## EXERCISE GOAL
Transcribe the material verbatim in full; the pictures do not belong in the copy.

┄┄┄┄┄┄

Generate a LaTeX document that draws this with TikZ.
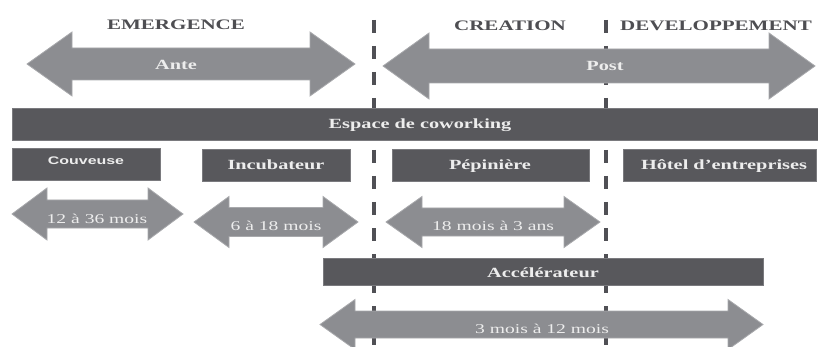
\documentclass[tikz,border=0pt]{standalone}
\usepackage{fontspec}
\newfontfamily\wserif[FakeStretch=1.45]{Liberation Serif}
\newfontfamily\wsans[FakeStretch=1.45]{Liberation Sans}
\definecolor{bargray}{HTML}{58585C}
\definecolor{baredge}{HTML}{7A7A7E}
\definecolor{arrowgray}{HTML}{8C8D91}
\definecolor{arrowedge}{HTML}{A8A9AC}
\definecolor{headgray}{HTML}{4E4E52}
\definecolor{dashgray}{HTML}{505055}
\definecolor{lighttext}{HTML}{EDEDED}
\newcommand\dblarrow[7]{% name, x1, x2, yc, shafthalf, headhalf, headlen
  \draw[arrowshape] (#2,#4) -- (#2+#7,#4-#6) -- (#2+#7,#4-#5) -- (#3-#7,#4-#5) -- (#3-#7,#4-#6) -- (#3,#4)
    -- (#3-#7,#4+#6) -- (#3-#7,#4+#5) -- (#2+#7,#4+#5) -- (#2+#7,#4+#6) -- cycle;
  \coordinate (#1) at ({(#2+#3)/2},#4);}
\begin{document}
\begin{tikzpicture}[x=1pt,y=-1pt,
  heading/.style={anchor=base,text=headgray,font=\wserif\bfseries\fontsize{14.5}{16}\selectfont,inner sep=0pt},
  barlabel/.style={anchor=base,text=lighttext,font=\wserif\bfseries\fontsize{14}{16}\selectfont,inner sep=0pt},
  arrowlabel/.style={anchor=base,text=lighttext,font=\wserif\fontsize{13.5}{16}\selectfont,inner sep=0pt},
  barshape/.style={fill=bargray,draw=baredge,line width=0.6pt},
  arrowshape/.style={fill=arrowgray,draw=arrowedge,line width=0.8pt},
  phaseline/.style={draw=dashgray,line width=4pt,dash pattern=on 13pt off 13pt}]
\useasboundingbox (0,0) rectangle (818,347);
% phase separators
\coordinate (s1top) at (374,20); \coordinate (s1bot) at (374,350);
\coordinate (s2top) at (606,20); \coordinate (s2bot) at (606,350);
\draw[phaseline] (s1top) -- (s1bot);
\draw[phaseline] (s2top) -- (s2bot);
% headings
\node[heading] (emer) at (176,30) {EMERGENCE};
\node[heading] (crea) at (510,31) {CREATION};
\node[heading] (dev) at (716,31) {DEVELOPPEMENT};
% big arrows
\dblarrow{ante}{27}{355}{64}{16}{32}{45}
\node[barlabel] (antel) at (176,70) {Ante};
\dblarrow{post}{383}{815}{66}{17}{33}{46}
\node[barlabel] (postl) at (605,71) {Post};
% coworking
\draw[barshape] (12,108) rectangle (818,140);
\node[barlabel] (cowork) at (420,129) {Espace de coworking};
% structures
\draw[barshape] (12,148) rectangle (160,180);
\node[anchor=base,text=lighttext,font=\wsans\bfseries\fontsize{11}{13}\selectfont,inner sep=0pt] (couv) at (86,165) {Couveuse};
\draw[barshape] (202,149) rectangle (350,181);
\node[barlabel] (incub) at (276,170) {Incubateur};
\draw[barshape] (392,149) rectangle (589,181);
\node[barlabel] (pepin) at (490,170) {Pépinière};
\draw[barshape] (623,149) rectangle (816,181);
\node[barlabel] (hotel) at (724,170) {Hôtel d’entreprises};
% duration arrows
\dblarrow{d1}{12}{183}{214}{14}{26}{35}
\node[arrowlabel] (d1l) at (97,223) {12 à 36 mois};
\dblarrow{d2}{194}{358}{222}{14.5}{25.5}{35}
\node[arrowlabel] (d2l) at (276,230) {6 à 18 mois};
\dblarrow{d3}{386}{600}{222}{14}{25.5}{36}
\node[arrowlabel] (d3l) at (493,230) {18 mois à 3 ans};
% accelerator
\draw[barshape] (323,258) rectangle (763,285);
\node[barlabel] (accel) at (543,277) {Accélérateur};
\dblarrow{d4}{320}{763}{324.5}{13.5}{25}{35}
\node[arrowlabel] (d4l) at (542,333) {3 mois à 12 mois};
\end{tikzpicture}
\end{document}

┄┄┄┄┄┄

## SOLUTION TO THE EXERCISE
Generate a LaTeX document that draws this with TikZ.
\documentclass[tikz,border=0pt]{standalone}
\usepackage{fontspec}
\newfontfamily\wserif[FakeStretch=1.45]{Liberation Serif}
\newfontfamily\wsans[FakeStretch=1.45]{Liberation Sans}
\definecolor{bargray}{HTML}{58585C}
\definecolor{baredge}{HTML}{7A7A7E}
\definecolor{arrowgray}{HTML}{8C8D91}
\definecolor{arrowedge}{HTML}{A8A9AC}
\definecolor{headgray}{HTML}{4E4E52}
\definecolor{dashgray}{HTML}{505055}
\definecolor{lighttext}{HTML}{EDEDED}
\newcommand\dblarrow[7]{% name, x1, x2, yc, shafthalf, headhalf, headlen
  \draw[arrowshape] (#2,#4) -- (#2+#7,#4-#6) -- (#2+#7,#4-#5) -- (#3-#7,#4-#5) -- (#3-#7,#4-#6) -- (#3,#4)
    -- (#3-#7,#4+#6) -- (#3-#7,#4+#5) -- (#2+#7,#4+#5) -- (#2+#7,#4+#6) -- cycle;
  \coordinate (#1) at ({(#2+#3)/2},#4);}
\begin{document}
\begin{tikzpicture}[x=1pt,y=-1pt,
  heading/.style={anchor=base,text=headgray,font=\wserif\bfseries\fontsize{14.5}{16}\selectfont,inner sep=0pt},
  barlabel/.style={anchor=base,text=lighttext,font=\wserif\bfseries\fontsize{14}{16}\selectfont,inner sep=0pt},
  arrowlabel/.style={anchor=base,text=lighttext,font=\wserif\fontsize{13.5}{16}\selectfont,inner sep=0pt},
  barshape/.style={fill=bargray,draw=baredge,line width=0.6pt},
  arrowshape/.style={fill=arrowgray,draw=arrowedge,line width=0.8pt},
  phaseline/.style={draw=dashgray,line width=4pt,dash pattern=on 13pt off 13pt}]
\useasboundingbox (0,0) rectangle (818,347);
% phase separators
\coordinate (s1top) at (374,20); \coordinate (s1bot) at (374,350);
\coordinate (s2top) at (606,20); \coordinate (s2bot) at (606,350);
\draw[phaseline] (s1top) -- (s1bot);
\draw[phaseline] (s2top) -- (s2bot);
% headings
\node[heading] (emer) at (176,30) {EMERGENCE};
\node[heading] (crea) at (510,31) {CREATION};
\node[heading] (dev) at (716,31) {DEVELOPPEMENT};
% big arrows
\dblarrow{ante}{27}{355}{64}{16}{32}{45}
\node[barlabel] (antel) at (176,70) {Ante};
\dblarrow{post}{383}{815}{66}{17}{33}{46}
\node[barlabel] (postl) at (605,71) {Post};
% coworking
\draw[barshape] (12,108) rectangle (818,140);
\node[barlabel] (cowork) at (420,129) {Espace de coworking};
% structures
\draw[barshape] (12,148) rectangle (160,180);
\node[anchor=base,text=lighttext,font=\wsans\bfseries\fontsize{11}{13}\selectfont,inner sep=0pt] (couv) at (86,165) {Couveuse};
\draw[barshape] (202,149) rectangle (350,181);
\node[barlabel] (incub) at (276,170) {Incubateur};
\draw[barshape] (392,149) rectangle (589,181);
\node[barlabel] (pepin) at (490,170) {Pépinière};
\draw[barshape] (623,149) rectangle (816,181);
\node[barlabel] (hotel) at (724,170) {Hôtel d’entreprises};
% duration arrows
\dblarrow{d1}{12}{183}{214}{14}{26}{35}
\node[arrowlabel] (d1l) at (97,223) {12 à 36 mois};
\dblarrow{d2}{194}{358}{222}{14.5}{25.5}{35}
\node[arrowlabel] (d2l) at (276,230) {6 à 18 mois};
\dblarrow{d3}{386}{600}{222}{14}{25.5}{36}
\node[arrowlabel] (d3l) at (493,230) {18 mois à 3 ans};
% accelerator
\draw[barshape] (323,258) rectangle (763,285);
\node[barlabel] (accel) at (543,277) {Accélérateur};
\dblarrow{d4}{320}{763}{324.5}{13.5}{25}{35}
\node[arrowlabel] (d4l) at (542,333) {3 mois à 12 mois};
\end{tikzpicture}
\end{document}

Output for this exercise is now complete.